On Saturday 9 April, LUISS opened the canteen in viale Romania to refugees and homeless people to offer them lunch, together with students.
It was a great initiative, organised by few student associations, in line with the spirit of the extraordinary Jubilee of Mercy announced by Pope Francis, and this event witnessed two different realities seating close to each other, maybe for the first time.
Such initiatives proves the direction the University has taken, one that goes towards greater – social and cultural – integration with the surrounding environment and the challenges it might bring.
The keyword is: sharing. This aspect of the personal education of a young student is often put aside, or maybe completely taken off, in traditional institution where an academic theoretical education is offered. However, in LUISS we have decided that it was still a fundamental perspective.
Educating to giving, sharing, donating time and resources to those who need them most is the baseline for a 360° education.
Young people who graduate today are thrown in a difficult world, in which work is difficult to find, internationalisation forces them to adopt different behaviours and mentalities than a few decades ago, and in which we eventually understood that resources (whether natural or human) are not endless.
According to a 2015 study from the Ellen MacArthur Foundation, if Europe adopted a more circular economy, it would have 1.6tr euro net revenues. Another research indicates that circular economy could raise the UK GDP by 29£ bn and create 205,000 new jobs.
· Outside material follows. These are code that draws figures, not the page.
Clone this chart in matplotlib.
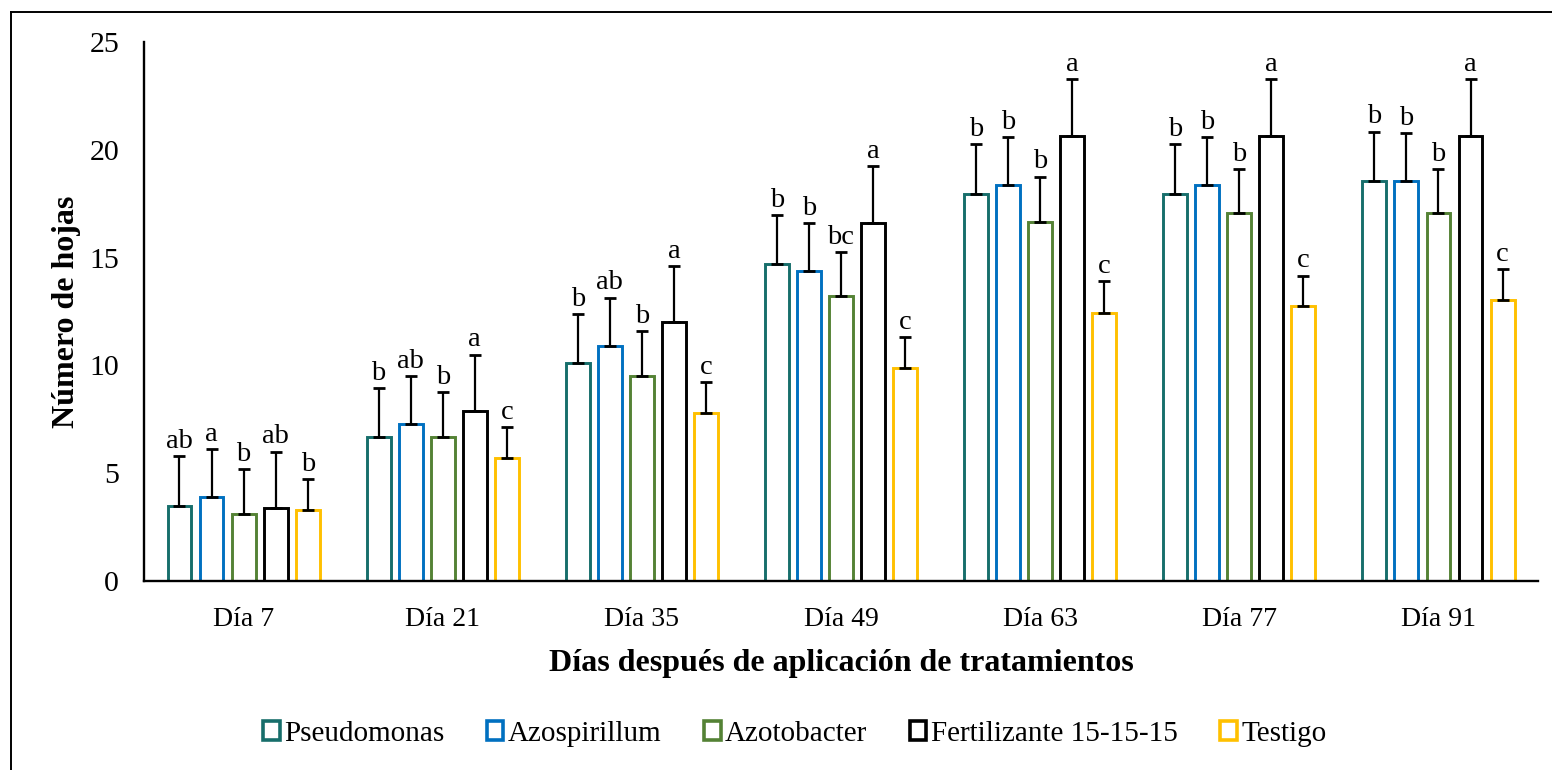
import matplotlib
matplotlib.use("Agg")
import matplotlib.pyplot as plt
import numpy as np
from matplotlib.patches import Patch
from matplotlib.lines import Line2D

plt.rcParams['font.family'] = ['Liberation Serif', 'DejaVu Serif']

dias = ['Día 7', 'Día 21', 'Día 35', 'Día 49', 'Día 63', 'Día 77', 'Día 91']
tratamientos = ['Pseudomonas', 'Azospirillum', 'Azotobacter', 'Fertilizante 15-15-15', 'Testigo']
colores = ['#176E6B', '#0070C0', '#548235', '#000000', '#FFC000']

pseudomonas = [3.5, 6.7, 10.1, 14.7, 17.95, 17.95, 18.55]
azospirillum = [3.9, 7.3, 10.9, 14.4, 18.35, 18.35, 18.55]
azotobacter = [3.1, 6.7, 9.5, 13.2, 16.65, 17.05, 17.05]
fertilizante = [3.4, 7.9, 12.0, 16.6, 20.65, 20.65, 20.65]
testigo = [3.3, 5.7, 7.8, 9.9, 12.45, 12.75, 13.05]

err_pseudomonas = [2.3, 2.25, 2.28, 2.27, 2.3, 2.3, 2.29]
err_azospirillum = [2.22, 2.2, 2.24, 2.2, 2.22, 2.22, 2.22]
err_azotobacter = [2.1, 2.07, 2.1, 2.05, 2.1, 2.05, 2.05]
err_fertilizante = [2.6, 2.6, 2.61, 2.63, 2.63, 2.63, 2.63]
err_testigo = [1.43, 1.42, 1.42, 1.4, 1.44, 1.41, 1.42]

letras_pseudomonas = ['ab', 'b', 'b', 'b', 'b', 'b', 'b']
letras_azospirillum = ['a', 'ab', 'ab', 'b', 'b', 'b', 'b']
letras_azotobacter = ['b', 'b', 'b', 'bc', 'b', 'b', 'b']
letras_fertilizante = ['ab', 'a', 'a', 'a', 'a', 'a', 'a']
letras_testigo = ['b', 'c', 'c', 'c', 'c', 'c', 'c']

valores = [pseudomonas, azospirillum, azotobacter, fertilizante, testigo]
errores = [err_pseudomonas, err_azospirillum, err_azotobacter, err_fertilizante, err_testigo]
letras = [letras_pseudomonas, letras_azospirillum, letras_azotobacter, letras_fertilizante, letras_testigo]

fig = plt.figure(figsize=(15.52, 7.70), dpi=100)
ax = fig.add_axes([0.0928, 0.2455, 0.8982, 0.7])

x = np.arange(len(dias))
paso = 0.161
ancho = 0.12

for i in range(len(tratamientos)):
    pos = x + (i - 2) * paso
    ax.bar(pos, valores[i], width=ancho, facecolor='white', edgecolor=colores[i],
           linewidth=2.1, zorder=2)
    ax.errorbar(pos, valores[i], yerr=[np.zeros(len(dias)), errores[i]], fmt='none',
                ecolor='black', elinewidth=1.6, capsize=4, capthick=2.0, zorder=3)
    for j in range(len(dias)):
        ax.annotate(letras[i][j], (pos[j], valores[i][j] + errores[i][j]),
                    xytext=(0, 6), textcoords='offset points',
                    ha='center', va='baseline', fontsize=20.5)

ax.set_xlim(-0.5, len(dias) - 0.5)
ax.set_ylim(0, 25)
ax.set_yticks(np.arange(0, 26, 5))
ax.set_xticks(x)
ax.set_xticklabels(dias)
ax.tick_params(axis='both', length=0, labelsize=20)
ax.tick_params(axis='y', pad=18, labelsize=21.5)
ax.tick_params(axis='x', pad=19)
for s in ['top', 'right']:
    ax.spines[s].set_visible(False)
for s in ['left', 'bottom']:
    ax.spines[s].set_linewidth(1.7)
    ax.spines[s].set_color('black')

ax.set_ylabel('Número de hojas', fontsize=23, fontweight='bold', labelpad=6)
ax.set_xlabel('Días después de aplicación de tratamientos', fontsize=23,
              fontweight='bold', labelpad=12)

handles = [Patch(facecolor='white', edgecolor=c, linewidth=2.6) for c in colores]
fig.legend(handles, tratamientos, loc='center', bbox_to_anchor=(0.512, 0.047),
           ncol=5, frameon=False, fontsize=21, handlelength=0.58, handleheight=0.58,
           handletextpad=0.15, columnspacing=1.45)

# marco exterior
fx = 11 / 1552
fy = 1 - 11.7 / 770
fig.add_artist(Line2D([fx, fx], [0, fy], color='black', linewidth=1.4))
fig.add_artist(Line2D([fx, 1], [fy, fy], color='black', linewidth=1.4))

fig.savefig('out.png', dpi=100)
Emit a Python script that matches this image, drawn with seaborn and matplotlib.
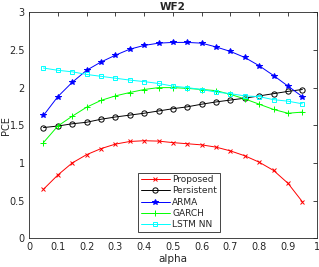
import numpy as np
import pandas as pd
import seaborn as sns
import matplotlib.pyplot as plt

# alpha values
alpha = [0.05, 0.1, 0.15, 0.2, 0.25, 0.3, 0.35, 0.4, 0.45, 0.5,
         0.55, 0.6, 0.65, 0.7, 0.75, 0.8, 0.85, 0.9, 0.95]

# PCE per method
proposed = [0.65, 0.84, 1.00, 1.11, 1.19, 1.25, 1.285, 1.295, 1.29, 1.27,
            1.255, 1.24, 1.21, 1.16, 1.095, 1.01, 0.90, 0.73, 0.485]
persistent = [1.47, 1.49, 1.52, 1.54, 1.58, 1.61, 1.635, 1.66, 1.69, 1.72,
              1.745, 1.78, 1.81, 1.835, 1.86, 1.89, 1.92, 1.95, 1.975]
arma = [1.63, 1.88, 2.07, 2.23, 2.34, 2.43, 2.51, 2.56, 2.59, 2.60,
        2.60, 2.59, 2.54, 2.48, 2.40, 2.29, 2.16, 2.02, 1.88]
garch = [1.27, 1.49, 1.62, 1.74, 1.83, 1.89, 1.935, 1.975, 2.00, 2.00,
         1.99, 1.975, 1.96, 1.91, 1.85, 1.78, 1.71, 1.66, 1.675]
lstm = [2.26, 2.23, 2.21, 2.175, 2.15, 2.125, 2.10, 2.08, 2.055, 2.02,
        2.00, 1.975, 1.94, 1.92, 1.89, 1.88, 1.84, 1.82, 1.785]

names = ['Proposed', 'Persistent', 'ARMA', 'GARCH', 'LSTM NN']
series = [proposed, persistent, arma, garch, lstm]
colors = ['#ff0000', '#000000', '#0000ff', '#00ff00', '#00ffff']
markers = ['x', 'o', '*', '+', 's']
msizes = [3.2, 3.8, 4.2, 4.2, 3.5]

sns.set_style('white')
plt.rcParams['font.family'] = ['DejaVu Sans']

fig = plt.figure(figsize=(3.19, 2.67), dpi=100)
ax = fig.add_axes([0.091, 0.1075, 0.902, 0.8465])

for name, vals, c, m, ms in zip(names, series, colors, markers, msizes):
    df = pd.DataFrame({'alpha': alpha, 'PCE': vals})
    sns.lineplot(data=df, x='alpha', y='PCE', ax=ax, color=c, marker=m,
                 markersize=ms, linewidth=0.7, mfc='none' if m in ('o', 's') else c,
                 mec=c, mew=0.7, label=name)

ax.set_xlim(0, 1)
ax.set_ylim(0, 3)
ax.set_xticks(np.arange(0, 1.01, 0.1))
ax.set_xticklabels(['0', '0.1', '0.2', '0.3', '0.4', '0.5', '0.6', '0.7', '0.8', '0.9', '1'])
ax.set_yticks(np.arange(0, 3.01, 0.5))
ax.set_yticklabels(['0', '0.5', '1', '1.5', '2', '2.5', '3'])
ax.tick_params(direction='in', length=3, width=0.6, labelsize=7, colors='#262626',
               top=True, right=True, pad=3)
for s in ax.spines.values():
    s.set_color('#262626')
    s.set_linewidth(0.6)

ax.set_xlabel('alpha', fontsize=7.5, labelpad=1, color='#262626')
ax.set_ylabel('PCE', fontsize=7, color='#262626')
ax.yaxis.set_label_coords(-0.064, 0.5)
ax.set_title('WF2', fontsize=7.5, fontweight='bold', pad=2)

leg = ax.legend(loc='lower left', bbox_to_anchor=(0.379, 0.028), fontsize=6.5,
                frameon=True, fancybox=False, edgecolor='#262626', framealpha=1,
                handlelength=3.2, handletextpad=0.3, borderpad=0.3,
                labelspacing=0.25, borderaxespad=0)
leg.get_frame().set_linewidth(0.6)

fig.savefig('out.png', dpi=100)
Circularity is not just the last of a series of economic principles. It is a different and new approach to life, to management in its broadest sense, to the mentality we decide to adopt to survive the difficulties of the world we live in and whom we are due to make a better place.
In such a situation, the only way out is to share what we have to grow more, and better.
Education to circularity – of the economy, of human and material resources – goes through, and above all, highly valuable experiences, such as the lunch with refugees and homeless people on Saturday. The practice of solidarity instead of theory, reality instead of its mere study.